The technical solution of the present invention may improve the user experience and reduce the probability of the light emitting chips being observed by users. In addition, the package herein may also increase the current density, such that the luminous efficiency of the light emitting chips is also increased. Besides, since the vertical projection area on the substrate of the light emitting chip is relatively small, the cost can be reduced and the contrast can be improved. The black area is also increased.
Although the present invention has been described in considerable detail with reference to certain embodiments thereof, other embodiments are possible. Therefore, the spirit and scope of the appended claims should not be limited to the description of the embodiments contained herein. It will be apparent to those skilled in the art that various modifications and variations can be made to the structure of the present invention without departing from the scope or spirit of the invention. In view of the foregoing, it is intended that the present invention cover modifications and variations of this invention provided they fall within the scope of the following claims.

Claims

What is claimed is:

1. A package, comprising:

a substrate having a top surface; and

a plurality of light emitting chips disposed on the top surface of the substrate, wherein a sum of vertical projection areas of the light emitting chips on the top surface is less than 5% of an area of the top surface.
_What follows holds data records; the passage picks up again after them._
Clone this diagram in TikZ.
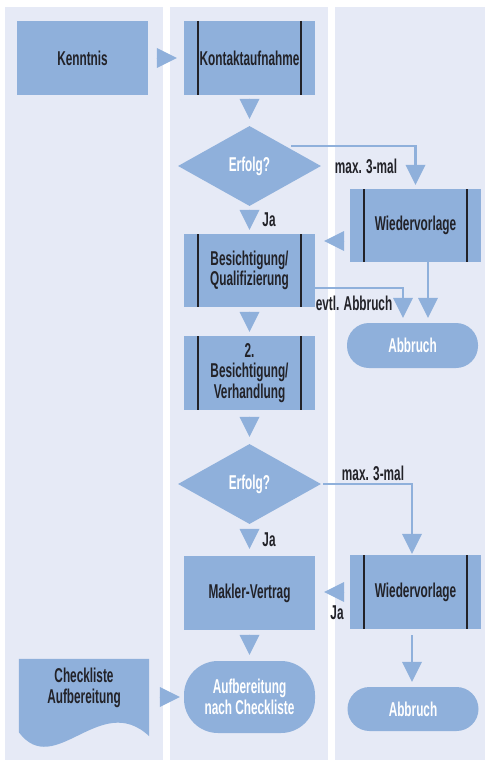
\documentclass[tikz,border=0pt]{standalone}
\usepackage{fontspec}
\setmainfont[FakeStretch=0.59]{Liberation Sans}
\usetikzlibrary{positioning,shapes.geometric,arrows.meta}
\definecolor{lane}{HTML}{E6EAF6}
\definecolor{boxblue}{HTML}{8FB0DB}
\definecolor{ink}{HTML}{222228}
\pgfdeclarelayer{lanes}
\pgfdeclarelayer{docs}
\pgfsetlayers{lanes,docs,main}
\tikzstyle{block} = [fill=boxblue, rectangle, minimum height=74pt, minimum width=131pt, inner sep=0pt, align=center, text=ink]
\tikzstyle{decision} = [fill=boxblue, diamond, minimum width=143pt, minimum height=80pt, inner sep=0pt, text=white]
\tikzstyle{terminal} = [fill=boxblue, rectangle, rounded corners=22pt, minimum height=45pt, minimum width=131pt, inner sep=0pt, align=center, text=white]
\tikzstyle{docbox} = [rectangle, minimum height=58pt, minimum width=130pt, inner sep=0pt, align=center, text=ink]
\tikzstyle{lbl} = [inner sep=0pt, text=ink]
\tikzstyle{flow} = [draw=boxblue, line width=2.4pt, -{Triangle[length=20pt,width=20pt,line width=0pt]}]
\tikzstyle{tri} = [flow, line width=0.01pt]
\tikzset{process/.style={block,
    path picture={
        \draw[ink, line width=1.2pt]
            ([xshift=14pt]path picture bounding box.north west) -- ([xshift=14pt]path picture bounding box.south west)
            ([xshift=-14pt]path picture bounding box.north east) -- ([xshift=-14pt]path picture bounding box.south east);
        }
    }
}
\tikzset{gap/.style 2 args={shorten <=#1, shorten >=#2}}

\begin{document}
\begin{tikzpicture}[x=1pt, y=-1pt, font=\fontsize{20}{20.5}\selectfont\bfseries]
        \useasboundingbox (0,0) rectangle (485,760);
        \begin{pgfonlayer}{lanes}
            \foreach \xa/\xb in {5/163, 170/328, 335/485}
                \fill[lane] (\xa,7) rectangle (\xb,760);
        \end{pgfonlayer}

        \node [block] (kenntnis) at (82.5,58) {Kenntnis};
        \node [process, right of=kenntnis, node distance=167pt] (kontakt) {Kontaktaufnahme};
        \node [decision, below of=kontakt, node distance=108pt] (erfolg1) {Erfolg?};
        \node [process, below of=erfolg1, node distance=104.5pt, minimum height=73pt] (besicht) {Besichtigung/\\Qualifizierung};
        \node [process, below of=besicht, node distance=102.5pt] (besicht2) {2.\\Besichtigung/\\Verhandlung};
        \node [decision, below of=besicht2, node distance=111pt] (erfolg2) {Erfolg?};
        \node [block, below of=erfolg2, node distance=109pt] (makler) {Makler-Vertrag};
        \node [terminal, below of=makler, node distance=104pt, minimum height=72pt, rounded corners=34pt] (aufber) {Aufbereitung\\nach Checkliste};
        \node [docbox, left of=aufber, node distance=165.5pt, yshift=9pt] (checkl) {Checkliste\\Aufbereitung};

        \node [process, right of=besicht, node distance=166pt, yshift=45pt, minimum height=73pt] (wieder1) {Wiedervorlage};
        \node [terminal, below of=wieder1, node distance=120pt, xshift=-3pt] (abbruch1) {Abbruch};
        \node [process, right of=makler, node distance=166pt, yshift=1pt] (wieder2) {Wiedervorlage};
        \node [terminal, below of=wieder2, node distance=117pt, xshift=-2.5pt, minimum height=44pt] (abbruch2) {Abbruch};

        \begin{pgfonlayer}{docs}
            \fill[boxblue] (checkl.north west) -- (checkl.north east) -- ([yshift=-19pt]checkl.south east)
                .. controls +(-49,-46) and +(36,48) .. ([yshift=-15pt]checkl.south west) -- cycle;
        \end{pgfonlayer}

        \draw [tri, gap={8pt}{7pt}] (kenntnis) -- (kontakt);
        \draw [tri, gap={3pt}{7pt}] (kontakt) -- (erfolg1);
        \draw [tri, gap={3pt}{4pt}] (erfolg1) -- (besicht);
        \draw [tri, gap={4pt}{4pt}] (besicht) -- (besicht2);
        \draw [tri, gap={6pt}{7pt}] (besicht2) -- (erfolg2);
        \draw [tri, gap={5pt}{7pt}] (erfolg2) -- (makler);
        \draw [tri, gap={4pt}{6pt}] (makler) -- (aufber);
        \draw [tri, gap={10pt}{4pt}] (checkl.east |- aufber) -- (aufber);

        \draw [flow, gap={6pt}{4pt}] (erfolg1.north east) -| (wieder1);
        \coordinate (w1in) at ([yshift=-15.5pt]wieder1.west);
        \draw [tri, gap={5pt}{9pt}] (w1in) -- (w1in -| besicht.east);
        \coordinate (b1out) at ([yshift=-17.5pt]besicht.east);
        \draw [flow, gap={0pt}{5pt}] (b1out) -| ([xshift=-9.5pt]abbruch1.north);
        \coordinate (w1out) at ([xshift=12.5pt]wieder1.south);
        \draw [flow, gap={0pt}{5pt}] (w1out) -- (w1out |- abbruch1.north);

        \draw [flow, gap={2pt}{1pt}] (erfolg2.east) -| ([xshift=-3.5pt]wieder2.north);
        \draw [tri, gap={5pt}{9pt}] (wieder2.west) -- (wieder2.west -| makler.east);
        \coordinate (w2out) at ([xshift=-3.5pt]wieder2.south);
        \draw [flow, gap={6pt}{5pt}] (w2out) -- (w2out |- abbruch2.north);

        \node [lbl, right of=erfolg1, node distance=116.5pt] (lmax1) {max. 3-mal};
        \node [lbl, below of=erfolg1, node distance=54pt, xshift=19.5pt] (lja1) {Ja};
        \node [lbl, right of=besicht, node distance=104.5pt, yshift=-32.5pt] (labbr) {evtl. Abbruch};
        \node [lbl, right of=erfolg2, node distance=123.5pt, yshift=11pt] (lmax2) {max. 3-mal};
        \node [lbl, below of=erfolg2, node distance=56pt, xshift=19.5pt] (lja2) {Ja};
        \node [lbl, left of=wieder2, node distance=78.5pt, yshift=-21pt] (lja3) {Ja};
\end{tikzpicture}
\end{document}
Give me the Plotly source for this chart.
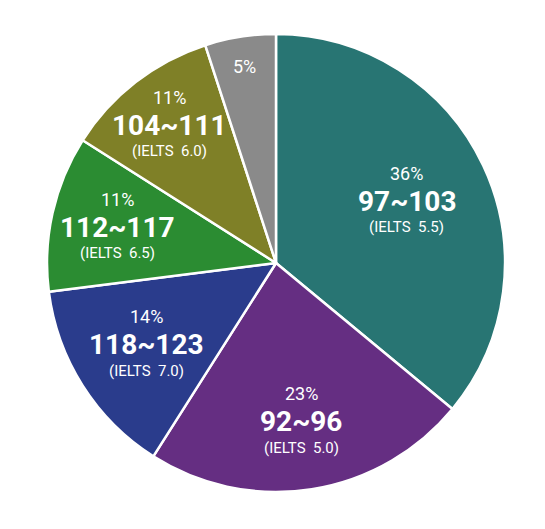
import math
import plotly.graph_objects as go

# 分布データ
ranges = ["97~103", "92~96", "118~123", "112~117", "104~111", ""]
ielts = ["5.5", "5.0", "7.0", "6.5", "6.0", ""]
shares = [36, 23, 14, 11, 11, 5]
colors = ["#287573", "#652e82", "#2a3c8c", "#2b8c32", "#7f8027", "#8a8a8a"]

# ラベルを置く半径（円の半径に対する比）
label_r = [0.632, 0.703, 0.668, 0.711, 0.761, 0.87]

W, H = 545, 529
dom_x = [0.0716, 0.9119]
dom_y = [0.0851, 0.9509]
cx = sum(dom_x) / 2
cy = sum(dom_y) / 2
R = (dom_x[1] - dom_x[0]) * W / 2
FONT = "Roboto"

fig = go.Figure(go.Pie(
    values=shares,
    textinfo="none",
    sort=False,
    direction="clockwise",
    rotation=0,
    marker=dict(colors=colors, line=dict(color="white", width=2.5)),
    hoverinfo="skip",
    domain=dict(x=dom_x, y=dom_y),
    showlegend=False,
))

# スライス中央の角度にラベルを配置（3行を別々に）
total = sum(shares)
cum = 0
for r, s, i, f in zip(ranges, shares, ielts, label_r):
    theta = 2 * math.pi * (cum + s / 2) / total
    cum += s
    x = cx + f * R * math.sin(theta) / W
    y = cy + f * R * math.cos(theta) / H
    common = dict(x=x, y=y, xref="paper", yref="paper", showarrow=False,
                  xanchor="center", yanchor="middle", borderpad=0)
    if not r:
        fig.add_annotation(text=f"{s}%", font=dict(color="white", family=FONT, size=18), **common)
        continue
    fig.add_annotation(text=f"{s}%", yshift=28,
                       font=dict(color="white", family=FONT, size=18), **common)
    fig.add_annotation(text=f"<b>{r}</b>",
                       font=dict(color="white", family=FONT, size=28), **common)
    fig.add_annotation(text=f"(IELTS&nbsp;&nbsp;{i})", yshift=-26,
                       font=dict(color="white", family=FONT, size=15), **common)

fig.update_layout(
    width=W,
    height=H,
    margin=dict(l=0, r=0, t=0, b=0),
    paper_bgcolor="white",
)

fig.write_html("out.html")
2. The package of claim 1, wherein each of the light emitting chips is configured to emit a light with a wavelength different from each other.

3. The package of claim 1, further comprising a wavelength conversion layer covering one of the light emitting chips solely.

4. The package of claim 1, further comprising a driver chip disposed on the substrate and electrically connected with the light emitting chips.

5. The package of claim 1, wherein each of the light emitting chips comprises a pair of first electrical contacts, the substrate comprises a plurality of pairs of second electrical contacts disposed on the top surface of the substrate, and each pair of the first electrical contacts are electrically connected with each pair of the second electrical contacts respectively.

6. The package of claim 5, wherein the pair of the first electrical contacts of each light emitting chip are disposed at a same side of said each light emitting chip.

7. The package of claim 5, wherein the pair of the first electrical contacts of each light emitting chip are disposed at opposite sides of said each light emitting chip.

8. A package, comprising:

a substrate having a top surface and a bottom surface opposite to the top surface;

a plurality of light emitting chips disposed on the top surface of the substrate, wherein each of the light emitting chips has an upper surface; and

a package layer covering the top surface of the substrate and the upper surface of each of the light emitting chips, wherein the package layer has a top surface, a ratio of a distance between the top surface of the substrate and the upper surface of each of the light emitting chips to a distance between the bottom surface of the substrate and the top surface of the package layer is less than 0.1.

9. The package of claim 8, wherein a distance between the upper surface of each of the light emitting chips and the top surface of the package layer is greater than 5 times of the distance between the top surface of the substrate and the upper surface of each of the light emitting chips.

10. The package of claim 8, further comprising a driver chip disposed on the substrate and electrically connected with the light emitting chips.

11. The package of claim 8, wherein a distance between the top surface of the substrate and the upper surface of each of the light emitting chips is less than 10 μm.